Formation and survival of clay-mediated protocell membranes composed of single-chain amphiphiles in aqueous solutions

Abstract

Protocell compartments composed of simple amphiphilic molecules could have survived on the clay mineral surfaces which can serve well as plausible sites for prebiotic chemistry on the early Earth. Herein we chose four common single-chain amphiphiles (SCAs), including the anionic surfactant sodium dodecyl sulfate (SDS) and sodium dodecylbenzenesulfonate (SDBS), the cationic surfactant dodecyltrimethylammonium bromide (DTAB) and the zwitterionic lauryl sulfobetaine (LSB)), as model constituents of early membranes to establish a tentative model for protocell compartment. Positively charged Mg2Al-/Mg2Fe-layered double hydroxides (LDHs) and FeS2 are viewed as models of clay minerals.

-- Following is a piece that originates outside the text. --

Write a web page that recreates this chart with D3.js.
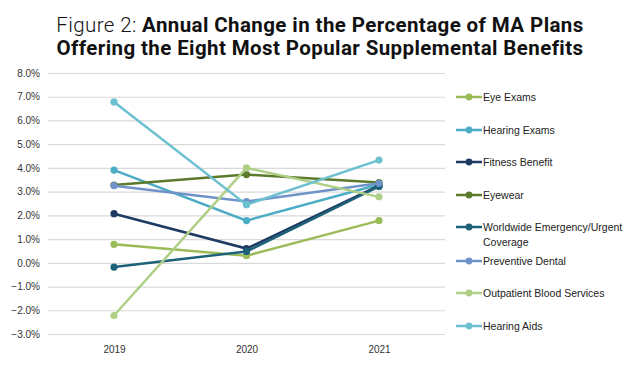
<!DOCTYPE html>
<html><head><meta charset="utf-8">
<script src="https://cdn.jsdelivr.net/npm/d3@7"></script>
<style>body{margin:0;background:#fff}svg{display:block}</style>
</head><body>
<svg id="c" width="640" height="366"></svg>
<script>
const years = ["2019","2020","2021"];
const seriesNames = ["Eye Exams","Hearing Exams","Fitness Benefit","Eyewear","Worldwide Emergency/Urgent Coverage","Preventive Dental","Outpatient Blood Services","Hearing Aids"];
const eyeExams = [0.78, 0.30, 1.78];
const hearingExams = [3.91, 1.78, 3.30];
const fitnessBenefit = [2.07, 0.60, 3.25];
const eyewear = [3.28, 3.72, 3.38];
const worldwide = [-0.18, 0.48, 3.22];
const preventiveDental = [3.25, 2.58, 3.35];
const outpatientBlood = [-2.22, 4.00, 2.78];
const hearingAids = [6.78, 2.45, 4.33];
const yTicks = [-3,-2,-1,0,1,2,3,4,5,6,7,8];
const colors = ["#9bbb59","#4bacc6","#1f3a63","#5b7a2b","#1d6178","#6f93c9","#b0cf86","#6cc0d0"];
const values = [eyeExams, hearingExams, fitnessBenefit, eyewear, worldwide, preventiveDental, outpatientBlood, hearingAids];

const svg = d3.select("#c");
const x = d3.scalePoint().domain(years).range([114, 379]);
const y = d3.scaleLinear().domain([-3, 8]).range([334, 73]);

// title
const tf = "Roboto, 'Liberation Sans', Arial, sans-serif";
const t = svg.append("text").attr("x", 320).attr("y", 32).attr("text-anchor","middle")
  .style("font-family",tf).style("font-size","20.5px").style("letter-spacing","0.4px").attr("fill","#111");
t.append("tspan").attr("font-weight","300").text("Figure 2: ");
t.append("tspan").attr("font-weight","700").text("Annual Change in the Percentage of MA Plans");
svg.append("text").attr("x", 320).attr("y", 55).attr("text-anchor","middle")
  .style("font-family",tf).style("font-size","20.5px").style("letter-spacing","0.4px").attr("font-weight","700").attr("fill","#111")
  .text("Offering the Eight Most Popular Supplemental Benefits");

// grid
const yAxis = d3.axisLeft(y).tickValues(yTicks).tickSize(-397).tickFormat(d => d3.format(".1f")(d) + "%");
const ga = svg.append("g").attr("transform","translate(48,0)").call(yAxis);
ga.select(".domain").remove();
ga.selectAll(".tick line").attr("stroke","#d9d9d9").attr("stroke-width",1.2);
ga.selectAll(".tick text").attr("x",-8).attr("fill","#333")
  .style("font-family","'Liberation Sans', Arial, sans-serif").style("font-size","10px");

const xAxis = d3.axisBottom(x).tickSize(0);
const gx = svg.append("g").attr("transform","translate(0,334)").call(xAxis);
gx.select(".domain").remove();
gx.selectAll(".tick text").attr("dy","1.6em").attr("fill","#333")
  .style("font-family","'Liberation Sans', Arial, sans-serif").style("font-size","10px");

// lines
const line = d3.line().x((d,i) => x(years[i])).y(d => y(d));
values.forEach((vals, s) => {
  const g = svg.append("g");
  g.append("path").attr("d", line(vals)).attr("fill","none").attr("stroke", colors[s]).attr("stroke-width",2.5);
  g.selectAll("circle").data(vals).join("circle")
    .attr("cx",(d,i)=>x(years[i])).attr("cy",d=>y(d)).attr("r",3.6).attr("fill",colors[s]);
});

// legend
const legY = [97,130,162,195,227,261,293,326];
seriesNames.forEach((name, s) => {
  const g = svg.append("g").attr("transform", `translate(456,${legY[s]})`);
  g.append("line").attr("x1",0).attr("x2",26).attr("stroke",colors[s]).attr("stroke-width",2.5);
  g.append("circle").attr("cx",13).attr("r",3.4).attr("fill",colors[s]);
  const tx = g.append("text").attr("x",27).attr("y",4).attr("fill","#222")
    .style("font-family","'Liberation Sans', Arial, sans-serif").style("font-size","10.5px");
  if (name.startsWith("Worldwide")) {
    tx.append("tspan").attr("x",27).text("Worldwide Emergency/Urgent");
    tx.append("tspan").attr("x",27).attr("dy",15).text("Coverage");
  } else tx.text(name);
});
</script>
</body></html>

We demonstrate by comprehensively experimental study that unconventional vesicles can be easily promoted in a SCA aqueous micellar solution in the presence of model particles. Morphology evolutions are traced by collecting samples from mixtures of LDHs and SCA aqueous solutions and then recording at different incubation times via negative-staining or cryo-transmission electron microscopy (NS-TEM or cryo-TEM) and dynamic light scattering (DLS). Additionally, the stability of SCA bilayer membranes under possible prebiotic environment are tentatively studied. This work not only offers a robust yet versatile approach for the fabrication of novel vesicles but also provides new insights into the origin of cellular life.